அன்வயம்: உரு அற்ற பேய் அகந்தை உரு பற்றி உண்டாம்; உரு பற்றி நிற்கும்; உரு பற்றி உண்டு மிக ஓங்கும்; உரு விட்டு, உரு பற்றும்; தேடினால் ஓட்டம் பிடிக்கும். ஓர்.

Anvayam (parole disposte secondo ordine naturale di prosa): uru aṯṟa pēy ahandai uru paṯṟi uṇḍām; uru paṯṟi niṯkum; uru paṯṟi uṇḍu miha ōṅgum; uru viṭṭu, uru paṯṟum; tēḍiṉāl ōṭṭam piḍikkum. ōr.

Traduzione: Afferrando la forma, l’ego-fantasma senza forma ha origine; afferrando la forma si regge [o resiste]; afferrando e nutrendosi di forma cresce [o prospera] abbondantemente; lasciando [una] forma, esso afferra [un’altra] forma. Se cercato [esaminato o investigato], fuggirà. Investiga [o conosci questo].

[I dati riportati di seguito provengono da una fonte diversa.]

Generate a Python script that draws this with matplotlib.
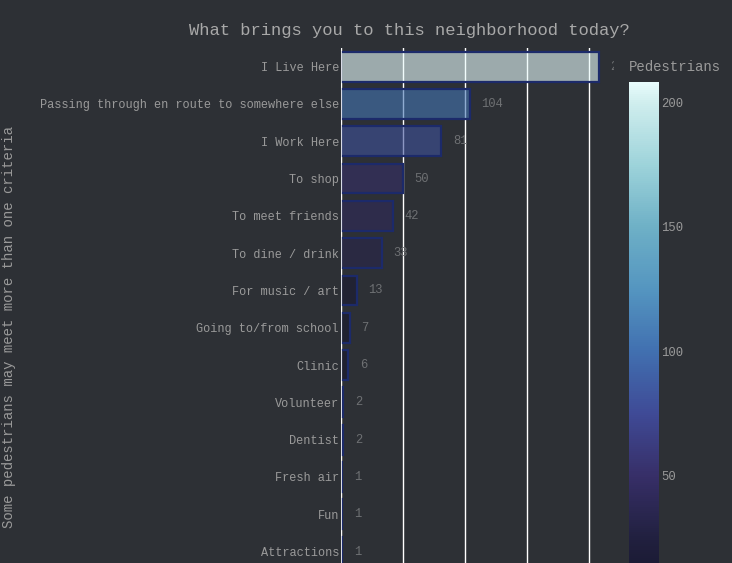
import matplotlib
matplotlib.use("Agg")
import matplotlib.pyplot as plt
import numpy as np
from matplotlib.colors import LinearSegmentedColormap, Normalize, to_rgba
from matplotlib.colorbar import ColorbarBase

categories = ["I Live Here", "Passing through en route to somewhere else", "I Work Here",
              "To shop", "To meet friends", "To dine / drink", "For music / art",
              "Going to/from school", "Clinic", "Volunteer", "Dentist", "Fresh air",
              "Fun", "Attractions"]
values = [208, 104, 81, 50, 42, 33, 13, 7, 6, 2, 2, 1, 1, 1]
cbar_ticks = [50, 100, 150, 200]

BG = "#2d3035"
TXT = "#9a9a9a"
VAL = "#6e7073"
plt.rcParams['font.family'] = ['Liberation Mono', 'DejaVu Sans Mono']

vmin, vmax = 1, 208
stops_v = [1, 25, 50, 75, 100, 125, 150, 175, 200, 208]
stops_c = ["#141428", "#21203f", "#372f68", "#3f4a96", "#4170b0", "#5495c0",
           "#6eb0c6", "#9dd3da", "#d0eeee", "#e8fcfc"]
cmap = LinearSegmentedColormap.from_list(
    "ice_like", [((v - vmin) / (vmax - vmin), c) for v, c in zip(stops_v, stops_c)])
norm = Normalize(vmin=vmin, vmax=vmax)

W, H = 732, 563
fig = plt.figure(figsize=(W / 100, H / 100), dpi=100, facecolor=BG)

ax_left, ax_right, ax_top = 341, 614, 48
n = len(categories)
px_per_cat = 37.3
ax_h = (n + 1) * px_per_cat
ax = fig.add_axes([ax_left / W, 1 - (ax_top + ax_h) / H, (ax_right - ax_left) / W, ax_h / H])
ax.set_facecolor(BG)

y = np.arange(n)
faces = [to_rgba(cmap(norm(v)), 0.6) for v in values]
ax.barh(y, values, height=0.8, color=faces, edgecolor="#1c2a6a", linewidth=1.6, zorder=2)
xmax = (ax_right - ax_left) / 1.24
ax.set_xlim(0, xmax)
ax.set_ylim(n + 0.5, -0.5)
ax.set_yticks(y)
ax.set_yticklabels(categories, color=TXT, fontsize=8.6)
ax.set_xticks([0, 50, 100, 150, 200])
ax.tick_params(axis='y', length=0, pad=1.5)
ax.tick_params(axis='x', length=0, labelbottom=False)
ax.grid(axis='x', color="white", linewidth=1, zorder=0)
ax.set_axisbelow(True)
ax.axvline(0, color="white", linewidth=1.2, zorder=3)
for s in ax.spines.values():
    s.set_visible(False)

off = 11.5 / 1.24
for yi, v in zip(y, values):
    ax.text(v + off, yi, str(v), color=VAL, fontsize=8.7, va='center', ha='left', clip_on=True)

# colorbar
ppu = (476 - 102) / 150.0
top_px = 102 - (vmax - 200) * ppu
bot_px = 476 + (50 - vmin) * ppu
cax = fig.add_axes([629 / W, 1 - bot_px / H, 30 / W, (bot_px - top_px) / H])
cb = ColorbarBase(cax, cmap=cmap, norm=norm, orientation='vertical')
cb.outline.set_visible(False)
cb.set_ticks(cbar_ticks)
cax.tick_params(length=0, pad=1.5, labelsize=8.8, labelcolor=TXT)

fig.text(629 / W, 1 - 67 / H, "Pedestrians", color=TXT, fontsize=10.1, ha='left', va='center')
fig.text(409 / W, 1 - 30 / H, "What brings you to this neighborhood today?", color="#a8a8a8",
         fontsize=12.3, ha='center', va='center')
fig.text(9 / W, 1 - 327 / H, "Some pedestrians may meet more than one criteria", color=TXT,
         fontsize=10.1, rotation=90, ha='center', va='center')

fig.savefig("out.png", dpi=100, facecolor=BG)
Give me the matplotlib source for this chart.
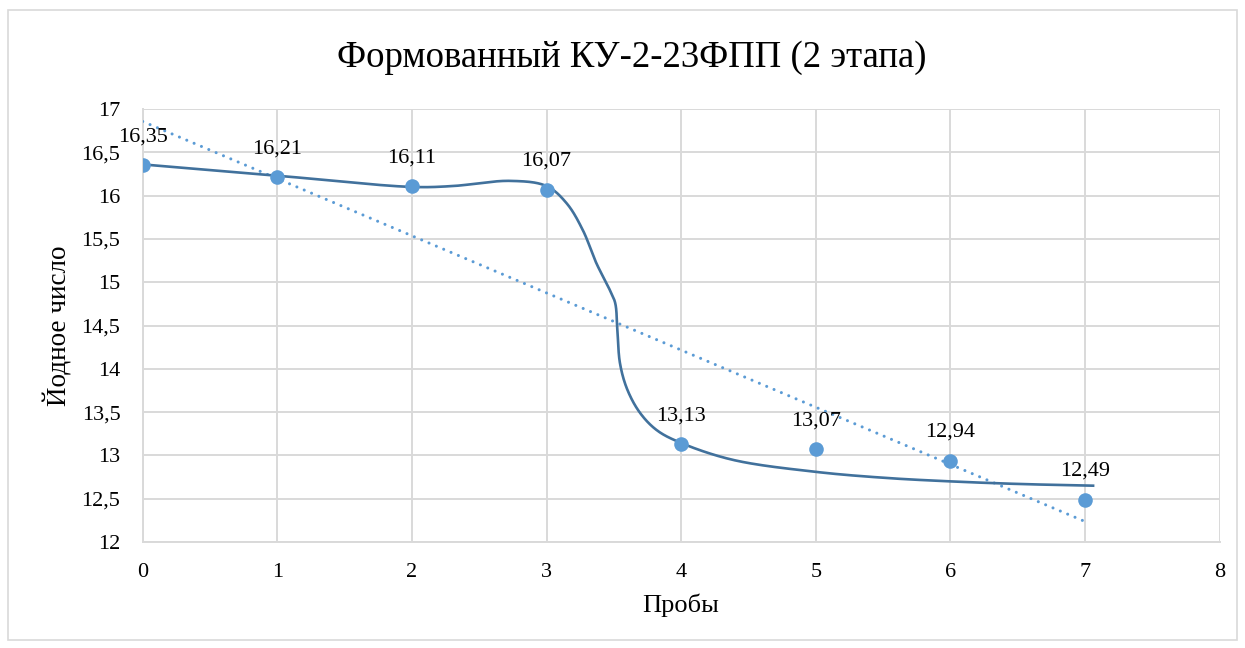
import numpy as np
import matplotlib
matplotlib.use("Agg")
import matplotlib.pyplot as plt
from matplotlib.patches import Rectangle

plt.rcParams['font.family'] = ['Liberation Serif', 'DejaVu Serif']

# Data
x_vals = [0, 1, 2, 3, 4, 5, 6, 7]
y_vals = [16.35, 16.21, 16.11, 16.07, 13.13, 13.07, 12.94, 12.49]
labels = ["16,35", "16,21", "16,11", "16,07", "13,13", "13,07", "12,94", "12,49"]

# Smoothed curve, anchor points
curve_x = [0, 1, 2, 2.3, 2.73, 3.0, 3.15, 3.27, 3.37, 3.47, 3.51, 3.526, 3.546,
           3.6, 3.695, 3.82, 3.99, 4.38, 5.0, 5.52, 6.0, 6.51, 7.07]
curve_y = [16.36, 16.23, 16.10, 16.11, 16.17, 16.11, 15.91, 15.60, 15.22, 14.91,
           14.76, 14.45, 14.06, 13.76, 13.49, 13.29, 13.15, 12.95, 12.81, 12.74,
           12.70, 12.67, 12.65]

title = "Формованный КУ-2-23ФПП (2 этапа)"
xlabel = "Пробы"
ylabel = "Йодное число"
xticks = [0, 1, 2, 3, 4, 5, 6, 7, 8]
yticks = [12, 12.5, 13, 13.5, 14, 14.5, 15, 15.5, 16, 16.5, 17]

W, H, DPI = 1245, 648, 100
fig = plt.figure(figsize=(W / DPI, H / DPI), dpi=DPI)
ax = fig.add_axes([142.7 / W, 1 - 542 / H, (1219.6 - 142.7) / W, (542 - 109) / H])
ax.set_xlim(0, 8)
ax.set_ylim(12, 17)

grid_c = "#D9D9D9"
pt_c = "#5B9BD5"
curve_c = "#41719C"


def smooth_render(xs, ys, n=30):
    """Centripetal Catmull-Rom rendering of a line through anchor points
    (like a spreadsheet 'smoothed line'), computed in display space."""
    P = ax.transData.transform(np.column_stack([xs, ys]))
    P = np.vstack([2 * P[0] - P[1], P, 2 * P[-1] - P[-2]])
    out = []
    for i in range(1, len(P) - 2):
        p0, p1, p2, p3 = P[i - 1], P[i], P[i + 1], P[i + 2]
        t0 = 0.0
        t1 = t0 + np.linalg.norm(p1 - p0) ** 0.5
        t2 = t1 + np.linalg.norm(p2 - p1) ** 0.5
        t3 = t2 + np.linalg.norm(p3 - p2) ** 0.5
        t = np.linspace(t1, t2, n)[:, None]
        a1 = (t1 - t) / (t1 - t0) * p0 + (t - t0) / (t1 - t0) * p1
        a2 = (t2 - t) / (t2 - t1) * p1 + (t - t1) / (t2 - t1) * p2
        a3 = (t3 - t) / (t3 - t2) * p2 + (t - t2) / (t3 - t2) * p3
        b1 = (t2 - t) / (t2 - t0) * a1 + (t - t0) / (t2 - t0) * a2
        b2 = (t3 - t) / (t3 - t1) * a2 + (t - t1) / (t3 - t1) * a3
        c = (t2 - t) / (t2 - t1) * b1 + (t - t1) / (t2 - t1) * b2
        out.append(c if i == 1 else c[1:])
    D = ax.transData.inverted().transform(np.vstack(out))
    return D[:, 0], D[:, 1]


# linear trend
coef = np.polyfit(x_vals, y_vals, 1)
tx = np.array([x_vals[0], x_vals[-1]])
ax.plot(tx, np.polyval(coef, tx), color=pt_c, lw=2.2, linestyle=(0, (0.01, 2.6)),
        dash_capstyle='round', zorder=3)

sx, sy = smooth_render(curve_x, curve_y)
ax.plot(sx, sy, color=curve_c, lw=1.9, zorder=4, solid_joinstyle='round',
        solid_capstyle='butt')
ax.plot(x_vals, y_vals, 'o', color=pt_c, markersize=10.5, markeredgewidth=0, zorder=5)

for x, y, s in zip(x_vals, y_vals, labels):
    ax.annotate(s, (x, y), xytext=(0, 17), textcoords='offset points',
                ha='center', va='baseline', fontsize=16, color='black', zorder=6)

ax.set_xticks(xticks)
ax.set_yticks(yticks)
ax.set_xticklabels([str(v) for v in xticks])
ax.set_yticklabels([("%g" % v).replace('.', ',') for v in yticks])
ax.tick_params(length=0, labelsize=16)
ax.tick_params(axis='x', pad=15)
ax.tick_params(axis='y', pad=16)
ax.grid(True, color=grid_c, lw=1.4)
ax.set_axisbelow(True)
for side in ['top', 'right']:
    ax.spines[side].set_visible(False)
for side in ['left', 'bottom']:
    ax.spines[side].set_color(grid_c)
    ax.spines[side].set_linewidth(1.4)

fig.text(632 / W, 1 - 58 / H, title, ha='center', va='center', fontsize=26.5)
fig.text(680.5 / W, 1 - 605 / H, xlabel, ha='center', va='center', fontsize=19)
fig.text(58 / W, 1 - 326 / H, ylabel, ha='center', va='center', fontsize=19.5, rotation=90)

fig.patches.append(Rectangle((8 / W, 1 - 640 / H), (1237 - 8) / W, (640 - 10) / H,
                             transform=fig.transFigure, fill=False,
                             edgecolor=grid_c, lw=1.2))

fig.savefig("out.png", dpi=DPI, facecolor='white')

Qui உரு (uru) o ‘forma’ significa qualsiasi cosa diversa da noi stessi – cioè, qualsiasi cosa che ha qualche caratteristica che la distingue da ciò che siamo realmente. Quindi dando attenzione o sperimentando qualsiasi cosa diversa da noi stessi stiamo sostenendo il nostro ego ad ‘afferrare la forma’ e a ‘nutrirsi di forma’. Quindi se cerchiamo di dare attenzione solamente a noi stessi, cesseremo di dare attenzione o di ‘afferrare’ qualsiasi altra cosa, e perciò il nostro ego ‘fuggirà’ – cioè, l’illusione che siamo questo ego si dissolverà e scomparirà – e ciò che allora rimarrà sarà solo l’essenziale consapevolezza di noi stessi come siamo realmente.